- Dataset extract -
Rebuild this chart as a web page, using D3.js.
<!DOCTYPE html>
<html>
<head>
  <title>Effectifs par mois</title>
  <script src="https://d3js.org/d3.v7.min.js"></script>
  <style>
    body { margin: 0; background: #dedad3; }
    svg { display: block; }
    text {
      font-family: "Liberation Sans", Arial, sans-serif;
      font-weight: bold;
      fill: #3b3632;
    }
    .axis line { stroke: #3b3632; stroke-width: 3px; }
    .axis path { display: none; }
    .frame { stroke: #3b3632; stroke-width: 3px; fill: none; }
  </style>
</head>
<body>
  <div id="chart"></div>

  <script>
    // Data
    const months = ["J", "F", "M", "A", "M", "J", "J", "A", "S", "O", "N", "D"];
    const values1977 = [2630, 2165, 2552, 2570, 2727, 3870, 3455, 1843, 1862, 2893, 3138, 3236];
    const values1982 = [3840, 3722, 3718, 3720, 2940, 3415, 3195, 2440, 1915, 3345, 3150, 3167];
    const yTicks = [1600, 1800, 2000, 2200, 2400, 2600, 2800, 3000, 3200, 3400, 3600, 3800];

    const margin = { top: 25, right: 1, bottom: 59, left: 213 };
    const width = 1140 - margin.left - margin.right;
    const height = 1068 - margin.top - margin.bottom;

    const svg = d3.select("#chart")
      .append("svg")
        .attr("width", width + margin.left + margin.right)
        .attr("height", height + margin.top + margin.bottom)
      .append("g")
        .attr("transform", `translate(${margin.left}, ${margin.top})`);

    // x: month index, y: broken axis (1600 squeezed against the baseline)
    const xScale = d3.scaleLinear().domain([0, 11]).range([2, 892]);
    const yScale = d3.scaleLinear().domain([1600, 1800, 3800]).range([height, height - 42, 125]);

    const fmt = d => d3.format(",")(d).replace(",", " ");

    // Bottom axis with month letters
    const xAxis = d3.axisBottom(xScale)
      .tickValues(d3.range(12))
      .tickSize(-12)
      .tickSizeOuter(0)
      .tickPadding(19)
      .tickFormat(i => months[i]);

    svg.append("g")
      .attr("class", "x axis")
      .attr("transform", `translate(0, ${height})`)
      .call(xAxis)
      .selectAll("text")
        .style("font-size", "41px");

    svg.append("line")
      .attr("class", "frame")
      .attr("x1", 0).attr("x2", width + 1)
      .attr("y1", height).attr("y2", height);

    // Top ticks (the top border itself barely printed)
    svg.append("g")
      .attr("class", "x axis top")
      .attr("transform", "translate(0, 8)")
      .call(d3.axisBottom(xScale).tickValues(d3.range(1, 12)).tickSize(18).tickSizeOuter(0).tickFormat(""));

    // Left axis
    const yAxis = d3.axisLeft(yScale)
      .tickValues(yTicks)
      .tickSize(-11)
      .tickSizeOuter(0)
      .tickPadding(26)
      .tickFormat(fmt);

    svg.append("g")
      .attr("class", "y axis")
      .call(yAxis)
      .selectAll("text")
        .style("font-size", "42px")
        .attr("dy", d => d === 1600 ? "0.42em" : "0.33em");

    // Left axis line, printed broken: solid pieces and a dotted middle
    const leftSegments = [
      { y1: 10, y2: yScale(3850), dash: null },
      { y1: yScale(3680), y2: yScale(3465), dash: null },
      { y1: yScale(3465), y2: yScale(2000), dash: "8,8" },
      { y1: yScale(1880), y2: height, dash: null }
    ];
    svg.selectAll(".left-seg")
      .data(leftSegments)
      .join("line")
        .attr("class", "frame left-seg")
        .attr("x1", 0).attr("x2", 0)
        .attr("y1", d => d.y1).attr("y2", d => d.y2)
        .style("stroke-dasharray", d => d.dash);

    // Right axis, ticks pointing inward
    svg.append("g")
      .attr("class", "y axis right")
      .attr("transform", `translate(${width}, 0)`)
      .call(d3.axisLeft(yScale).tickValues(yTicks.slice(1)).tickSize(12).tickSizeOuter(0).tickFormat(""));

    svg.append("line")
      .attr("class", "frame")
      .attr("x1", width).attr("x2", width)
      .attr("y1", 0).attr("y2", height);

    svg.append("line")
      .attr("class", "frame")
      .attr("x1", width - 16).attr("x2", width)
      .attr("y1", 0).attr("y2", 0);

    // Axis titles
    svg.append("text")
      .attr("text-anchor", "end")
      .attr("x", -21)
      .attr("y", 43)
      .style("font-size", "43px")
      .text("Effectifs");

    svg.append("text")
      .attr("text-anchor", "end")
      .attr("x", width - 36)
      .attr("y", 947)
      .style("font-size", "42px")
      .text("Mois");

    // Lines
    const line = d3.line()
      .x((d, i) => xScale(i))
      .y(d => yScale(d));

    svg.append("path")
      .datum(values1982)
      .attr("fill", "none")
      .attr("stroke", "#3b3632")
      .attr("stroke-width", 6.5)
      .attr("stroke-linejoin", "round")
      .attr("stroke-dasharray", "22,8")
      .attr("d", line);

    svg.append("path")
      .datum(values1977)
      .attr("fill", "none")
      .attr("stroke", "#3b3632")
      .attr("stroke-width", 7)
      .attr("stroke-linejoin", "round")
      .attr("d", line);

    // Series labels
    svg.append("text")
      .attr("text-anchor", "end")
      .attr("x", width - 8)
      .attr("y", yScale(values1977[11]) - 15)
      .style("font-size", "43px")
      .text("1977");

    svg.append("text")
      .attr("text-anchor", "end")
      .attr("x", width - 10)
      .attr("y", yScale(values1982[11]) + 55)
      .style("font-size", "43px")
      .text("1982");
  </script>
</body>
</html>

---

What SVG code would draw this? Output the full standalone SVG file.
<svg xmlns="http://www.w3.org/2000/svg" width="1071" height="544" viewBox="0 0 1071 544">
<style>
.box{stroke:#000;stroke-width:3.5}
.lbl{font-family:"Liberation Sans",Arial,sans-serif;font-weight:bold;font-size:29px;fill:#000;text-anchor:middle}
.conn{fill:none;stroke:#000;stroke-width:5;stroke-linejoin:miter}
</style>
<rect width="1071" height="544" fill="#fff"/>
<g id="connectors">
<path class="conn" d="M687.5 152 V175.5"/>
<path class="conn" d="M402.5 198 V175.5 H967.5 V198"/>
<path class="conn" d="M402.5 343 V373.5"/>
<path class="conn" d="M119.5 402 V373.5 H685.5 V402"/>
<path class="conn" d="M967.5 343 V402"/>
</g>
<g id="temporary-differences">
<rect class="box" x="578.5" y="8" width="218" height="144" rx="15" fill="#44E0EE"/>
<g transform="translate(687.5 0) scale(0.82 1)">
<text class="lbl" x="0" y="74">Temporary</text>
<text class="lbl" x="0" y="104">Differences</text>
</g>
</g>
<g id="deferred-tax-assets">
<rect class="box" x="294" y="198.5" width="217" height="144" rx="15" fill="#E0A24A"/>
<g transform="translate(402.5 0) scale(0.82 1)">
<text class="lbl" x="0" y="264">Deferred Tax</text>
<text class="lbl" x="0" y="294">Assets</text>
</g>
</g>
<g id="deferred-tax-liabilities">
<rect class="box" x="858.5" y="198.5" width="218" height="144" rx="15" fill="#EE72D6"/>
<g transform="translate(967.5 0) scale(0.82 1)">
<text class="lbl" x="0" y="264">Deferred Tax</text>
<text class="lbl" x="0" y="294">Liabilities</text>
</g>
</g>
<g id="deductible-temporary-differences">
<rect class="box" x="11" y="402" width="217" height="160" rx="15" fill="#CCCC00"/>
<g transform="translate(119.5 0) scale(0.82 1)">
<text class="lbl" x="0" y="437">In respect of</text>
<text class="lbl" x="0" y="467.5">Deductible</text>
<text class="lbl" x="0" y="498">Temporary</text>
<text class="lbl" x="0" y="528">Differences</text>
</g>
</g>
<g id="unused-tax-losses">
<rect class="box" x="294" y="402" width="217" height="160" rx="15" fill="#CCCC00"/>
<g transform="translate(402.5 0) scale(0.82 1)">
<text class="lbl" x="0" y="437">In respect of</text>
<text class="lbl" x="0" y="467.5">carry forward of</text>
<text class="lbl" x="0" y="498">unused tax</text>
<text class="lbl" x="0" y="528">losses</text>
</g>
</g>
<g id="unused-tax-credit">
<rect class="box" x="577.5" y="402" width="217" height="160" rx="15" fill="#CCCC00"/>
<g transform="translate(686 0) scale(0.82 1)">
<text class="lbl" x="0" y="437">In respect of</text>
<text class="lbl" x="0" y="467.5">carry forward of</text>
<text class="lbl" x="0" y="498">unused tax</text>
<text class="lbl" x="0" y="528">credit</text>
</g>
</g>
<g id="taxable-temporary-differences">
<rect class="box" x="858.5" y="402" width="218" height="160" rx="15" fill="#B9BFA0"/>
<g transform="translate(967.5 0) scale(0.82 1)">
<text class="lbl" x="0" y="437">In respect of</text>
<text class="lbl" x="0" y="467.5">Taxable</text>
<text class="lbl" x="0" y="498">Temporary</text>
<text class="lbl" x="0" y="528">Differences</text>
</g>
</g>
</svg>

* * *

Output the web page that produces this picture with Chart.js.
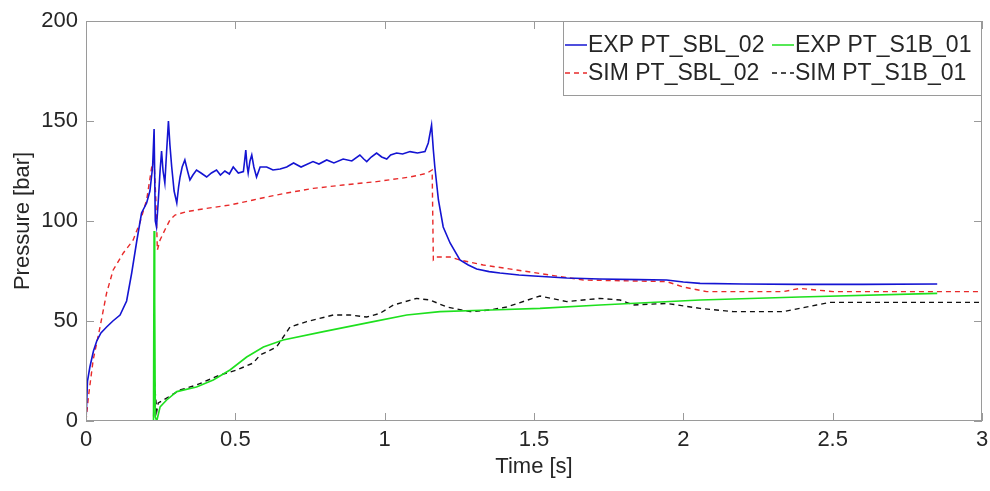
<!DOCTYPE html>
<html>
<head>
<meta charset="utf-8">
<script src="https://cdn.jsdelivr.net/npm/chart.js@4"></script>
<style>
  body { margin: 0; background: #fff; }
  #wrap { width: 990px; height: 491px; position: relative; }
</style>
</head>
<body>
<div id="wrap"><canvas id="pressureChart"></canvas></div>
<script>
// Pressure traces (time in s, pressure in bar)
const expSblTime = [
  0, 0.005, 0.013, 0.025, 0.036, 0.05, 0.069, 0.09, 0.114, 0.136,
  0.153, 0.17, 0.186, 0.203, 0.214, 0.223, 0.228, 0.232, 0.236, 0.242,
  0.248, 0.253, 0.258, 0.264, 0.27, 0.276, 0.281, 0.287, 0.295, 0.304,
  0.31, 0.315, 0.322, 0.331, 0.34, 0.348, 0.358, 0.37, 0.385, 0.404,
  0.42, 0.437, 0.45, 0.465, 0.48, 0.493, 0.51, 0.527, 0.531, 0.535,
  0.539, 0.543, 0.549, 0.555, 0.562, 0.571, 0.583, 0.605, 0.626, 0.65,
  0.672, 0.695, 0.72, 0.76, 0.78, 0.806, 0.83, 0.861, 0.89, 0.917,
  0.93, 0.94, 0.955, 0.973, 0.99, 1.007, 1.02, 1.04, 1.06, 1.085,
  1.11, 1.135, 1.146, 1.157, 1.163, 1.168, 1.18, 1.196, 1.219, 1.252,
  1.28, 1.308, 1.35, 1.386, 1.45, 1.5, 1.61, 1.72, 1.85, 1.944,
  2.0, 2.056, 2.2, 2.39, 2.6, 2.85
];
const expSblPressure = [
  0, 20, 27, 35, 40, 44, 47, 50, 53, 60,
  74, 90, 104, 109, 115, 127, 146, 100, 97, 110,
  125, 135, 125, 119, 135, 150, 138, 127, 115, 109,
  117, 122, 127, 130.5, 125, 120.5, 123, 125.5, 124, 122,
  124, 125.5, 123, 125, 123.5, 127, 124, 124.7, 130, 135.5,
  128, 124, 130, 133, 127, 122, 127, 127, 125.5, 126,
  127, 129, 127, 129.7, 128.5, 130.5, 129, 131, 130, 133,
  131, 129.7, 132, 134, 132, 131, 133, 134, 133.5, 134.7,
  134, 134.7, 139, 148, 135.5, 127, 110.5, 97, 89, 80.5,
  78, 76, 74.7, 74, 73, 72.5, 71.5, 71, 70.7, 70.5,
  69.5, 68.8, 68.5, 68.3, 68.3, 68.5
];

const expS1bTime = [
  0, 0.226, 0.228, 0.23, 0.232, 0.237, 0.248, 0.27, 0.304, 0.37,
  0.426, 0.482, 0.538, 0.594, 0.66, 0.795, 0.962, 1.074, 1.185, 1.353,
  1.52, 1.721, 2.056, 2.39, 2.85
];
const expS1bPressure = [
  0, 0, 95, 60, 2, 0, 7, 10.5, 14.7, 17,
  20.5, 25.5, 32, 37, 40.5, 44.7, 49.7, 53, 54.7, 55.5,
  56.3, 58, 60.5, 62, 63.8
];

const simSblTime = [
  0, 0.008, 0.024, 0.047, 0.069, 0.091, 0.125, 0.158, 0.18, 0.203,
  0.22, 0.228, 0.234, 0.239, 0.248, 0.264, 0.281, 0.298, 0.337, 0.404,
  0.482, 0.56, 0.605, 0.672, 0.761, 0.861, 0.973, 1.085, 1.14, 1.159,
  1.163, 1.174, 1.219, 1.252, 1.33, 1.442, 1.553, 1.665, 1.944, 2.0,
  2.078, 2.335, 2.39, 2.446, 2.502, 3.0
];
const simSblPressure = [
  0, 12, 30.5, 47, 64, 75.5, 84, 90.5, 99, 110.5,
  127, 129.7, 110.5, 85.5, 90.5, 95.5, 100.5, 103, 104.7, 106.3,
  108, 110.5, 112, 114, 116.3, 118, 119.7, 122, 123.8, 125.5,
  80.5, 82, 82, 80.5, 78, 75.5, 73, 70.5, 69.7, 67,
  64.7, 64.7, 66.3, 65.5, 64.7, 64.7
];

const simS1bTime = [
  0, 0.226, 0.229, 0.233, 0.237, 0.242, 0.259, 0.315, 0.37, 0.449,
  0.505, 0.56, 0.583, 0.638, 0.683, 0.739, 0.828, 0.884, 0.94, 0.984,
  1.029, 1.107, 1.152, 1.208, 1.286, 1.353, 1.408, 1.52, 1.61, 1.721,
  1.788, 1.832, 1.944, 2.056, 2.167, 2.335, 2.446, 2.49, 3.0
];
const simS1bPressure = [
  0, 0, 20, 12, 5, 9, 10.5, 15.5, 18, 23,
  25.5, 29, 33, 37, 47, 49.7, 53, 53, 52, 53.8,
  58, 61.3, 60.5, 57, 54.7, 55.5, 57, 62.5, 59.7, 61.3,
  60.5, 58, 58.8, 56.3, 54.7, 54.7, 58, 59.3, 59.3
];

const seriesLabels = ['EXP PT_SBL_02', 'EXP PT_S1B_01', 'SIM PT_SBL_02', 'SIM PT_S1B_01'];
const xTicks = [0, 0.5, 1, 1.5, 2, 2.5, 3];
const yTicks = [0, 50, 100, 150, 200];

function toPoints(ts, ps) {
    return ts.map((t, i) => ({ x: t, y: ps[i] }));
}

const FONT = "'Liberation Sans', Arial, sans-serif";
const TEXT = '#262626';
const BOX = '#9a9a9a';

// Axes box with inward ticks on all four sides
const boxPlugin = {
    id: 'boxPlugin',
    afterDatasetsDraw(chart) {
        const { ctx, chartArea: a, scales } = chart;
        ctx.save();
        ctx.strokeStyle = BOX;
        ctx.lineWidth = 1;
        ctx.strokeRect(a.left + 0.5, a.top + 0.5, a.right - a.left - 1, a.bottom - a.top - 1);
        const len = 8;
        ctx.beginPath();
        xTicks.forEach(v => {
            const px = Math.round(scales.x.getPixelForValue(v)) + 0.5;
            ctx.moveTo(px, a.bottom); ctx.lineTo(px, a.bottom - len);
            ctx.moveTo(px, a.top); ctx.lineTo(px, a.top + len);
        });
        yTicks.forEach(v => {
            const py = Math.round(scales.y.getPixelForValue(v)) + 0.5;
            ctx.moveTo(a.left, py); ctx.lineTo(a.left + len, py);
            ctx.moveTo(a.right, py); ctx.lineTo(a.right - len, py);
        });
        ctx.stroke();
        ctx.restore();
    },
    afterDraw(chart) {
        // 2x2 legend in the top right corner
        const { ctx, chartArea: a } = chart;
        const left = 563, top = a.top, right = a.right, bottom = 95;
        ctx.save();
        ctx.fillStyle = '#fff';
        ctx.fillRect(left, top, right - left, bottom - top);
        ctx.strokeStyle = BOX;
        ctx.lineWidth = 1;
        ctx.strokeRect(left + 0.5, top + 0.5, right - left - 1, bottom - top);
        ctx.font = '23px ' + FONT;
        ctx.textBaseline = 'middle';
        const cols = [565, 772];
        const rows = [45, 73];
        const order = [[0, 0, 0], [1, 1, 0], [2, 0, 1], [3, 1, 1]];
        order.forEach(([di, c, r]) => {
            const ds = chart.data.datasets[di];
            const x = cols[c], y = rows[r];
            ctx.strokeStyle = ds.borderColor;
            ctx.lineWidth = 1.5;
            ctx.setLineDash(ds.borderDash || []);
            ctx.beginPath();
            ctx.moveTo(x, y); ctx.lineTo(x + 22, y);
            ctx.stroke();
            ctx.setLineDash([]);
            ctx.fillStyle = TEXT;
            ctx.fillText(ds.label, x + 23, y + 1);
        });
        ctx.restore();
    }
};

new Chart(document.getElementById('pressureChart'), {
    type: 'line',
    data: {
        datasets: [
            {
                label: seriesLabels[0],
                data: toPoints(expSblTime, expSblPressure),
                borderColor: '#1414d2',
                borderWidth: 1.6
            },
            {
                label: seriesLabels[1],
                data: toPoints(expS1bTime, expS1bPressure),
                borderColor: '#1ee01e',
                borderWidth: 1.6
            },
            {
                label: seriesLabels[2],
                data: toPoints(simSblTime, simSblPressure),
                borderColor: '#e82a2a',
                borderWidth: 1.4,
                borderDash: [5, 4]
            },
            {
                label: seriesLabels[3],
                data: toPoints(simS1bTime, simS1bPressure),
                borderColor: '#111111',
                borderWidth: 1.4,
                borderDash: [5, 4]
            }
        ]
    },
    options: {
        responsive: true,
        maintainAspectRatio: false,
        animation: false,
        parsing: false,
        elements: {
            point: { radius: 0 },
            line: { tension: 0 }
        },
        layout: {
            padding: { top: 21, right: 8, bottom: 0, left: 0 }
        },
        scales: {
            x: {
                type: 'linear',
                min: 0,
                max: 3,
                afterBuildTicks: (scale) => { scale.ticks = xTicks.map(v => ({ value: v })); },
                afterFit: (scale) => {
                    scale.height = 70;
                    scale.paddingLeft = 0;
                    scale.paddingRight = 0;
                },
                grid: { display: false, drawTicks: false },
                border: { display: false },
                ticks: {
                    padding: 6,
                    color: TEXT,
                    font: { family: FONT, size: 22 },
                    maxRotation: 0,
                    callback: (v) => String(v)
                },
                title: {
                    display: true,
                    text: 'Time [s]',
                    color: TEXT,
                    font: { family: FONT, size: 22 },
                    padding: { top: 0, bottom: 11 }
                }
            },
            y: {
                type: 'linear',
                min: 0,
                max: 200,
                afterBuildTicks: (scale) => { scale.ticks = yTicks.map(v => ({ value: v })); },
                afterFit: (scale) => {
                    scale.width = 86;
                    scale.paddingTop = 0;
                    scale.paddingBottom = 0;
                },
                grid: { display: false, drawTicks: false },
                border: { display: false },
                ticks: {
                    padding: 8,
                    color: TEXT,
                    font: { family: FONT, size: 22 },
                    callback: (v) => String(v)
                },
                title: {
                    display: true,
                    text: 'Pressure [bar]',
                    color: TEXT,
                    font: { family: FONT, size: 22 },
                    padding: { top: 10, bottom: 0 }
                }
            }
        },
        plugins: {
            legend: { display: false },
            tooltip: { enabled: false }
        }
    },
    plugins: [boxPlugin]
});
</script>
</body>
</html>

- Exercise brief -
Among the lines of the data above, determine how many contain the word "picture". Report the number alone.

- Answer -
1